[begin DATA]

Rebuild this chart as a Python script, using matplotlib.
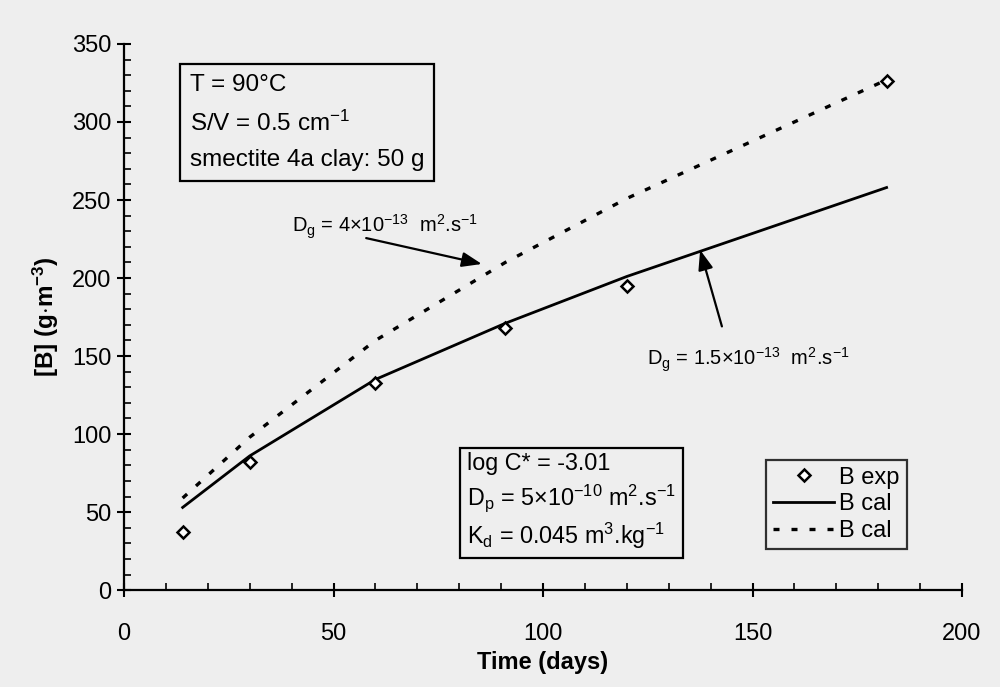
import matplotlib
matplotlib.use("Agg")
import matplotlib.pyplot as plt
from matplotlib.ticker import MultipleLocator

plt.rcParams['font.family'] = ['Liberation Sans', 'DejaVu Sans']
plt.rcParams['mathtext.fontset'] = 'custom'
plt.rcParams['mathtext.rm'] = 'Liberation Sans'
plt.rcParams['mathtext.it'] = 'Liberation Sans:italic'
plt.rcParams['mathtext.bf'] = 'Liberation Sans:bold'

# boron release at 90 C, time in days
t_days = [14, 30, 60, 91, 120, 182]
b_exp = [37, 82, 133, 168, 195, 326]
b_cal_low = [53, 86, 135, 171, 201, 258]    # Dg = 1.5e-13
b_cal_high = [59, 98, 160, 210, 251, 327]   # Dg = 4e-13

x_ticks = [0, 50, 100, 150, 200]
y_ticks = [0, 50, 100, 150, 200, 250, 300, 350]

bg = '#eeeeee'
fig = plt.figure(figsize=(10, 6.87), dpi=100, facecolor=bg)
ax = fig.add_axes([0.124, 0.141, 0.838, 0.795])
ax.set_facecolor(bg)

ax.plot(t_days, b_exp, linestyle='none', marker='D', markersize=6,
        markerfacecolor='white', markeredgecolor='k', markeredgewidth=1.8,
        label='B exp', zorder=4)
ax.plot(t_days, b_cal_low, color='k', linewidth=2.0, label='B cal')
ax.plot(t_days, b_cal_high, color='k', linewidth=2.4, dashes=(1.8, 3.6),
        label='B cal')

ax.set_xlim(0, 200)
ax.set_ylim(0, 350)
ax.set_xticks(x_ticks)
ax.set_yticks(y_ticks)
ax.xaxis.set_minor_locator(MultipleLocator(10))
ax.yaxis.set_minor_locator(MultipleLocator(10))
ax.tick_params(axis='x', which='major', direction='inout', length=10, width=1.5,
               pad=19, labelsize=17)
ax.tick_params(axis='y', which='major', direction='inout', length=10, width=1.5,
               pad=4, labelsize=17)
ax.tick_params(which='minor', direction='in', length=5, width=1.2)
for side in ['top', 'right']:
    ax.spines[side].set_visible(False)
for side in ['left', 'bottom']:
    ax.spines[side].set_linewidth(1.6)

ax.set_xlabel('Time (days)', fontsize=17, fontweight='bold', labelpad=4)
ax.set_ylabel(r'[B] (g$\cdot$m$^{\mathbf{-3}}$)', fontsize=17.5, fontweight='bold',
              labelpad=8)

box = dict(boxstyle='square,pad=0.4', facecolor='none', edgecolor='k', linewidth=1.6)
ax.text(0.079, 0.945,
        'T = 90°C\nS/V = 0.5 cm$^{-1}$\nsmectite 4a clay: 50 g',
        transform=ax.transAxes, fontsize=17.5, va='top', ha='left',
        linespacing=1.75, bbox=box)
ax.text(0.409, 0.252,
        'log C* = -3.01\n'
        r'D$_\mathrm{p}$ = 5×10$^{-10}$ m$^2$.s$^{-1}$' '\n'
        r'K$_\mathrm{d}$ = 0.045 m$^3$.kg$^{-1}$',
        transform=ax.transAxes, fontsize=16.8, va='top', ha='left',
        linespacing=1.3, bbox=dict(box, boxstyle='square,pad=0.3'))

arrow = dict(arrowstyle='-|>,head_length=1.2,head_width=0.45', color='k',
             linewidth=1.6, shrinkA=0, shrinkB=0)
ax.annotate('', xy=(85.4, 209), xytext=(57.8, 225.6), arrowprops=arrow)
ax.text(40.1, 229.5, r'D$_\mathrm{g}$ = 4×10$^{-13}$  m$^2$.s$^{-1}$',
        fontsize=14.5, ha='left', va='baseline')
ax.annotate('', xy=(137.5, 218), xytext=(142.7, 169), arrowprops=arrow)
ax.text(124.8, 144, r'D$_\mathrm{g}$ = 1.5×10$^{-13}$  m$^2$.s$^{-1}$',
        fontsize=14.5, ha='left', va='baseline')

leg = ax.legend(loc='lower left', bbox_to_anchor=(0.766, 0.075), fontsize=17,
                frameon=True, fancybox=False, edgecolor='k', facecolor='none',
                handlelength=2.6, handletextpad=0.2, borderpad=0.3,
                labelspacing=0.2, borderaxespad=0)
leg.get_frame().set_linewidth(1.6)

fig.savefig('out.png', dpi=100, facecolor=bg)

[end DATA]

[EXERCISE OBJECTIVE] Give an exact reproduction of every line, leaving out any picture.

[EXERCISE RESULT]
Rebuild this chart as a Python script, using matplotlib.
import matplotlib
matplotlib.use("Agg")
import matplotlib.pyplot as plt
from matplotlib.ticker import MultipleLocator

plt.rcParams['font.family'] = ['Liberation Sans', 'DejaVu Sans']
plt.rcParams['mathtext.fontset'] = 'custom'
plt.rcParams['mathtext.rm'] = 'Liberation Sans'
plt.rcParams['mathtext.it'] = 'Liberation Sans:italic'
plt.rcParams['mathtext.bf'] = 'Liberation Sans:bold'

# boron release at 90 C, time in days
t_days = [14, 30, 60, 91, 120, 182]
b_exp = [37, 82, 133, 168, 195, 326]
b_cal_low = [53, 86, 135, 171, 201, 258]    # Dg = 1.5e-13
b_cal_high = [59, 98, 160, 210, 251, 327]   # Dg = 4e-13

x_ticks = [0, 50, 100, 150, 200]
y_ticks = [0, 50, 100, 150, 200, 250, 300, 350]

bg = '#eeeeee'
fig = plt.figure(figsize=(10, 6.87), dpi=100, facecolor=bg)
ax = fig.add_axes([0.124, 0.141, 0.838, 0.795])
ax.set_facecolor(bg)

ax.plot(t_days, b_exp, linestyle='none', marker='D', markersize=6,
        markerfacecolor='white', markeredgecolor='k', markeredgewidth=1.8,
        label='B exp', zorder=4)
ax.plot(t_days, b_cal_low, color='k', linewidth=2.0, label='B cal')
ax.plot(t_days, b_cal_high, color='k', linewidth=2.4, dashes=(1.8, 3.6),
        label='B cal')

ax.set_xlim(0, 200)
ax.set_ylim(0, 350)
ax.set_xticks(x_ticks)
ax.set_yticks(y_ticks)
ax.xaxis.set_minor_locator(MultipleLocator(10))
ax.yaxis.set_minor_locator(MultipleLocator(10))
ax.tick_params(axis='x', which='major', direction='inout', length=10, width=1.5,
               pad=19, labelsize=17)
ax.tick_params(axis='y', which='major', direction='inout', length=10, width=1.5,
               pad=4, labelsize=17)
ax.tick_params(which='minor', direction='in', length=5, width=1.2)
for side in ['top', 'right']:
    ax.spines[side].set_visible(False)
for side in ['left', 'bottom']:
    ax.spines[side].set_linewidth(1.6)

ax.set_xlabel('Time (days)', fontsize=17, fontweight='bold', labelpad=4)
ax.set_ylabel(r'[B] (g$\cdot$m$^{\mathbf{-3}}$)', fontsize=17.5, fontweight='bold',
              labelpad=8)

box = dict(boxstyle='square,pad=0.4', facecolor='none', edgecolor='k', linewidth=1.6)
ax.text(0.079, 0.945,
        'T = 90°C\nS/V = 0.5 cm$^{-1}$\nsmectite 4a clay: 50 g',
        transform=ax.transAxes, fontsize=17.5, va='top', ha='left',
        linespacing=1.75, bbox=box)
ax.text(0.409, 0.252,
        'log C* = -3.01\n'
        r'D$_\mathrm{p}$ = 5×10$^{-10}$ m$^2$.s$^{-1}$' '\n'
        r'K$_\mathrm{d}$ = 0.045 m$^3$.kg$^{-1}$',
        transform=ax.transAxes, fontsize=16.8, va='top', ha='left',
        linespacing=1.3, bbox=dict(box, boxstyle='square,pad=0.3'))

arrow = dict(arrowstyle='-|>,head_length=1.2,head_width=0.45', color='k',
             linewidth=1.6, shrinkA=0, shrinkB=0)
ax.annotate('', xy=(85.4, 209), xytext=(57.8, 225.6), arrowprops=arrow)
ax.text(40.1, 229.5, r'D$_\mathrm{g}$ = 4×10$^{-13}$  m$^2$.s$^{-1}$',
        fontsize=14.5, ha='left', va='baseline')
ax.annotate('', xy=(137.5, 218), xytext=(142.7, 169), arrowprops=arrow)
ax.text(124.8, 144, r'D$_\mathrm{g}$ = 1.5×10$^{-13}$  m$^2$.s$^{-1}$',
        fontsize=14.5, ha='left', va='baseline')

leg = ax.legend(loc='lower left', bbox_to_anchor=(0.766, 0.075), fontsize=17,
                frameon=True, fancybox=False, edgecolor='k', facecolor='none',
                handlelength=2.6, handletextpad=0.2, borderpad=0.3,
                labelspacing=0.2, borderaxespad=0)
leg.get_frame().set_linewidth(1.6)

fig.savefig('out.png', dpi=100, facecolor=bg)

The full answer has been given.